- WORK INSTRUCTIONS -
Select every line containing the word "Output" from the material, and copy those lines.
··········
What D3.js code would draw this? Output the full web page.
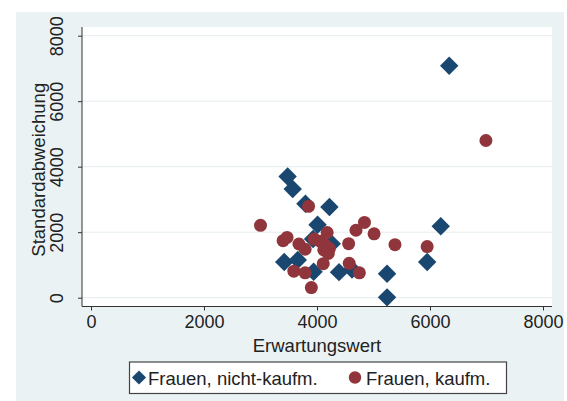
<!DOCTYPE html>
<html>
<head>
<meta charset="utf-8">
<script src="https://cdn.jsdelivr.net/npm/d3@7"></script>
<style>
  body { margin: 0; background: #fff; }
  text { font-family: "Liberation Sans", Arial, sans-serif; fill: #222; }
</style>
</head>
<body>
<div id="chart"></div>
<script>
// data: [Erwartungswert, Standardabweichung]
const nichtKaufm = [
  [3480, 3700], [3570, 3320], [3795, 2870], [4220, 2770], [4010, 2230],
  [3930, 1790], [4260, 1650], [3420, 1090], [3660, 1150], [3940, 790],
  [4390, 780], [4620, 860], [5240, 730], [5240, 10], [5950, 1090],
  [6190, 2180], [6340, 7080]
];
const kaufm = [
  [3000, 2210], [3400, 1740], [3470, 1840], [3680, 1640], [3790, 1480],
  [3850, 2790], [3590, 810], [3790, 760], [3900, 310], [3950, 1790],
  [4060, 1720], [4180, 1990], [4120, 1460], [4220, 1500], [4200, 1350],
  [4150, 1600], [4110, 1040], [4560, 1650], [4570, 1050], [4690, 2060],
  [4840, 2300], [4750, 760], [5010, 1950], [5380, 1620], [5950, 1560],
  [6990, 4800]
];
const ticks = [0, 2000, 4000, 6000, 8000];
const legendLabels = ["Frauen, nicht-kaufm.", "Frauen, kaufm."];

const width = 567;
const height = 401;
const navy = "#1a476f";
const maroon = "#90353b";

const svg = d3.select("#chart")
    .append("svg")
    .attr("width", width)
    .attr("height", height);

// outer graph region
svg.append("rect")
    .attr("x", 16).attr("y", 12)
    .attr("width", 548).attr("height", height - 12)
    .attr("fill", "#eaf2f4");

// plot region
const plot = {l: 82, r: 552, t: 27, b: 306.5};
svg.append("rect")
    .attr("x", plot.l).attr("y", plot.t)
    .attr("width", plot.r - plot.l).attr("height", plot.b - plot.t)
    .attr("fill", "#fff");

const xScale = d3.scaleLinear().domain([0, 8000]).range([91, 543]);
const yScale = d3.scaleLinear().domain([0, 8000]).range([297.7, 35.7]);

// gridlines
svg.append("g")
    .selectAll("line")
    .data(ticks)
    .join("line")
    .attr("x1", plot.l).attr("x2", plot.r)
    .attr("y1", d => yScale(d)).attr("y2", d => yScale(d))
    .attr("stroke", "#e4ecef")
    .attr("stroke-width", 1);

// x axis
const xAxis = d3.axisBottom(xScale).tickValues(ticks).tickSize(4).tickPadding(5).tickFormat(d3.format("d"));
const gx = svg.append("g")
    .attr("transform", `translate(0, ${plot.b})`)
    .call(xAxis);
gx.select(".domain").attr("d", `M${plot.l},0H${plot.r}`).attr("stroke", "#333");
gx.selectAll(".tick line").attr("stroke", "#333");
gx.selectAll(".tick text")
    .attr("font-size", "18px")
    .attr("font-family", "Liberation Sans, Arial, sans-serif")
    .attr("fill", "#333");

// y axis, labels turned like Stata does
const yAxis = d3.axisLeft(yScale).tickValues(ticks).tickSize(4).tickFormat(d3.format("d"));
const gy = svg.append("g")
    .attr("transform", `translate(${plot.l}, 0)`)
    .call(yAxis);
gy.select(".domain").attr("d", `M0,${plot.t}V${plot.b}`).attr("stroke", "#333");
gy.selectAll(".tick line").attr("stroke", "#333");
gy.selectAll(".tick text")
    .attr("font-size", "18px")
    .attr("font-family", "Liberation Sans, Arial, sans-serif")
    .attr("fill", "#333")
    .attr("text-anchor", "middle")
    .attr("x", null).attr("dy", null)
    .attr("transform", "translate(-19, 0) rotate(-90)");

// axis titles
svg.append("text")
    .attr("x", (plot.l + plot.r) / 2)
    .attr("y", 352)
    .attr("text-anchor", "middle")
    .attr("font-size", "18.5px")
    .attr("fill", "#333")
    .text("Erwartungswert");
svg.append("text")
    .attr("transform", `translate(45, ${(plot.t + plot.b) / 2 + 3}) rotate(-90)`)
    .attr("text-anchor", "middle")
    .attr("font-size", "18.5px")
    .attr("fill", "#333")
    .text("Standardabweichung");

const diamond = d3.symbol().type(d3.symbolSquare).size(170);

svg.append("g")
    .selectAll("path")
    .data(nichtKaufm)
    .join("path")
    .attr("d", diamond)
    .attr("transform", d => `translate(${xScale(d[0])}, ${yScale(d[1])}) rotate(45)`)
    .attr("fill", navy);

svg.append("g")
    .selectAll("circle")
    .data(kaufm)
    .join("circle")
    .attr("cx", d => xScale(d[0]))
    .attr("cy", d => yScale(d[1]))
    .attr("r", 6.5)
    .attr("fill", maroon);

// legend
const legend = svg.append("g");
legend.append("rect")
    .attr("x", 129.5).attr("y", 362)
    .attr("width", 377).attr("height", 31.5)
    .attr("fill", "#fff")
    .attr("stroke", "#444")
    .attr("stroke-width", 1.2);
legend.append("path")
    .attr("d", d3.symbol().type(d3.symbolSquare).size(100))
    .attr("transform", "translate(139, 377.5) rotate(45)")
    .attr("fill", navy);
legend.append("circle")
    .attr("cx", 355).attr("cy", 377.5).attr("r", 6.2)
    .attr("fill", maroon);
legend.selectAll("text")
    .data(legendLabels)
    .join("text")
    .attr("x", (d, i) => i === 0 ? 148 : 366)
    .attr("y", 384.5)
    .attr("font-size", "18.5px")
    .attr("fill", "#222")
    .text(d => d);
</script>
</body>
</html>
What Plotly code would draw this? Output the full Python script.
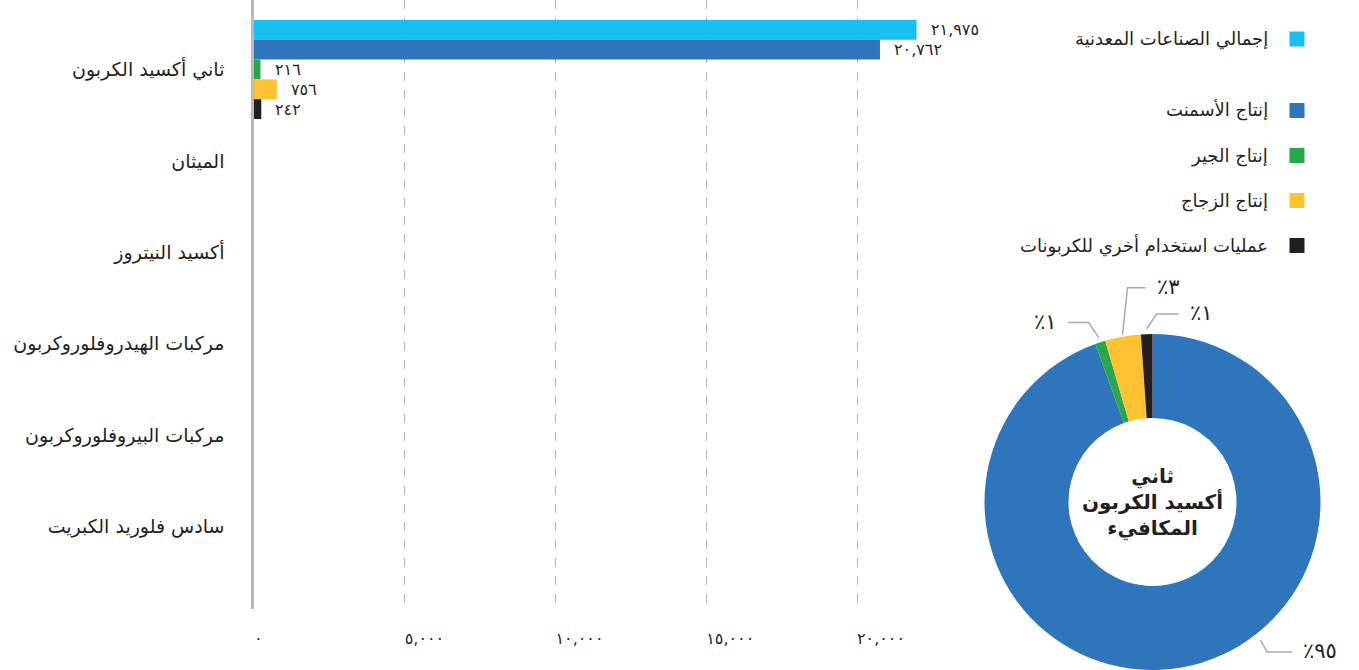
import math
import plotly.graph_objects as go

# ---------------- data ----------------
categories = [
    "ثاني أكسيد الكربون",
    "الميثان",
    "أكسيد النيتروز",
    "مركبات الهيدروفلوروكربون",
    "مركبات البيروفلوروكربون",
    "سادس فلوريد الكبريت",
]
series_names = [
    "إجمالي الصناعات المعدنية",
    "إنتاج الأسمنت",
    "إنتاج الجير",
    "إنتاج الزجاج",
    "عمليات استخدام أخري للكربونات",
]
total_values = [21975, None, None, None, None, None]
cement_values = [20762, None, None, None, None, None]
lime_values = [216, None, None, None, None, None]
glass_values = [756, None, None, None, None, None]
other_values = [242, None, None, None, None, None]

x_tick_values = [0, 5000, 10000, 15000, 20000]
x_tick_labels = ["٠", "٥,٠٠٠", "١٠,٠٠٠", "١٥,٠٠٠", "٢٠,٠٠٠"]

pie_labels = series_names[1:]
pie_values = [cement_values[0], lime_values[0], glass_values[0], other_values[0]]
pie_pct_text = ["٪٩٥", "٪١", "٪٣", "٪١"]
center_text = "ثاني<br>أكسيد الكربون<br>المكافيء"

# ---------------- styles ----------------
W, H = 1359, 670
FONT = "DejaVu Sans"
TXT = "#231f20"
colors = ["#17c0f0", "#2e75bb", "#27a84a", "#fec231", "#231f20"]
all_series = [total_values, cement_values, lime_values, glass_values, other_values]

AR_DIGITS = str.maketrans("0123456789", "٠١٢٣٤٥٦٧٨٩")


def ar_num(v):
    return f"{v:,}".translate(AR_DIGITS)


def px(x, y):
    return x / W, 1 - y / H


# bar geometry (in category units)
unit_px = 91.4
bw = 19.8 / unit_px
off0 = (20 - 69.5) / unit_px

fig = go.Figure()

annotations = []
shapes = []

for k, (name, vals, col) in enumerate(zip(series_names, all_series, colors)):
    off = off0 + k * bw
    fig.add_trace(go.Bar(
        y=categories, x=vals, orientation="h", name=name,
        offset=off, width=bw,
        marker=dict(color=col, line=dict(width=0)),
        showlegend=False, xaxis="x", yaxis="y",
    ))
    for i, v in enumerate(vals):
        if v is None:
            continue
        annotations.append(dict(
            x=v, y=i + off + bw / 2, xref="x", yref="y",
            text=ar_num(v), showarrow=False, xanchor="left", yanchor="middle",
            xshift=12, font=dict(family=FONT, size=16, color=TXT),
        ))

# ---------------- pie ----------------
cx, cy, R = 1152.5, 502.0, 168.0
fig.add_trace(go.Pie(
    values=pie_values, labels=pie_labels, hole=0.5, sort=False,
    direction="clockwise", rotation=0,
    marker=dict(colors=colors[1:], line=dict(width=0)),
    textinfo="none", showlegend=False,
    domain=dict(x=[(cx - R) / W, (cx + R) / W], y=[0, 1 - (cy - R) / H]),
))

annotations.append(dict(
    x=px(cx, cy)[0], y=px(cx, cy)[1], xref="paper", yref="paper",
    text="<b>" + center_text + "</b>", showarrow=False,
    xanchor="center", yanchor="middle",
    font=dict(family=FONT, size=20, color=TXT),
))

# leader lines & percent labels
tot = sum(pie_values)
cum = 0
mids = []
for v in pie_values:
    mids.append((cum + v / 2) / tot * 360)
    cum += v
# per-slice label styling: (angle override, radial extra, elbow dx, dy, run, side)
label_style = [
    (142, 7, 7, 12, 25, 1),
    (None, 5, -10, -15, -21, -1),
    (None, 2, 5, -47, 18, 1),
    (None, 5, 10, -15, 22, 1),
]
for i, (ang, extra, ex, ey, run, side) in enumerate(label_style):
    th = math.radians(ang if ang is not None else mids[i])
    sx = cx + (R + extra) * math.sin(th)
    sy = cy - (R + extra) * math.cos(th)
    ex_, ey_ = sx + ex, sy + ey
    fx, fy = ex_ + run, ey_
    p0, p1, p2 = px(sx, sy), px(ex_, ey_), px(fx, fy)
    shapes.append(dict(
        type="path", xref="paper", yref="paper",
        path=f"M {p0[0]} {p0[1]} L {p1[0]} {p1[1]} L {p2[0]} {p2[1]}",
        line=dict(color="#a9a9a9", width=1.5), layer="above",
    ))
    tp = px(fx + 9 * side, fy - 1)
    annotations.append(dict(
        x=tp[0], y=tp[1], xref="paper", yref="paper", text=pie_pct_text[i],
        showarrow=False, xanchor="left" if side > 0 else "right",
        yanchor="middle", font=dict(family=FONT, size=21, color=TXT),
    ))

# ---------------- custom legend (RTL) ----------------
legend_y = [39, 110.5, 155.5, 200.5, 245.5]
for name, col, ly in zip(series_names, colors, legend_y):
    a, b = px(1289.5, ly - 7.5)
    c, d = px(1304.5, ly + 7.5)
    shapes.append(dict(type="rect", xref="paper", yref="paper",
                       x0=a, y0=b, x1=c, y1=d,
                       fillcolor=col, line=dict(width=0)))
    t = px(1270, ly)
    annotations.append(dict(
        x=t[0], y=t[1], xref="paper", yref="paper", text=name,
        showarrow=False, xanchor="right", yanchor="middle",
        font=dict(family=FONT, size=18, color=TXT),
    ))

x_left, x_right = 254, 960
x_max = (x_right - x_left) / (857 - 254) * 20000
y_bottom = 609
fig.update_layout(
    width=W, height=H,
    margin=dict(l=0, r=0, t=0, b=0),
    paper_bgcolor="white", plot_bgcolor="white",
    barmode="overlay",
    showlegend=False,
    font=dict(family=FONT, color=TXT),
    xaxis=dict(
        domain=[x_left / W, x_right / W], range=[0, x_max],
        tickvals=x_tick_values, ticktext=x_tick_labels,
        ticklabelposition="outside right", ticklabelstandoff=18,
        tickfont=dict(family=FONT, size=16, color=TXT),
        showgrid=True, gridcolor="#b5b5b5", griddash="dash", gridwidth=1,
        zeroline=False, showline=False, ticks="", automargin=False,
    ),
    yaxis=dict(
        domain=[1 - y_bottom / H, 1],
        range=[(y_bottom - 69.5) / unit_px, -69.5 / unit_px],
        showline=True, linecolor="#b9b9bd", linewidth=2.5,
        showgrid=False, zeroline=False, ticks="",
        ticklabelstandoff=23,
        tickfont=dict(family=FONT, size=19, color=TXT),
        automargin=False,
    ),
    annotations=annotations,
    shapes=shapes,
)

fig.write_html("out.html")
··········
- TASK ANSWER -
What D3.js code would draw this? Output the full web page.
What Plotly code would draw this? Output the full Python script.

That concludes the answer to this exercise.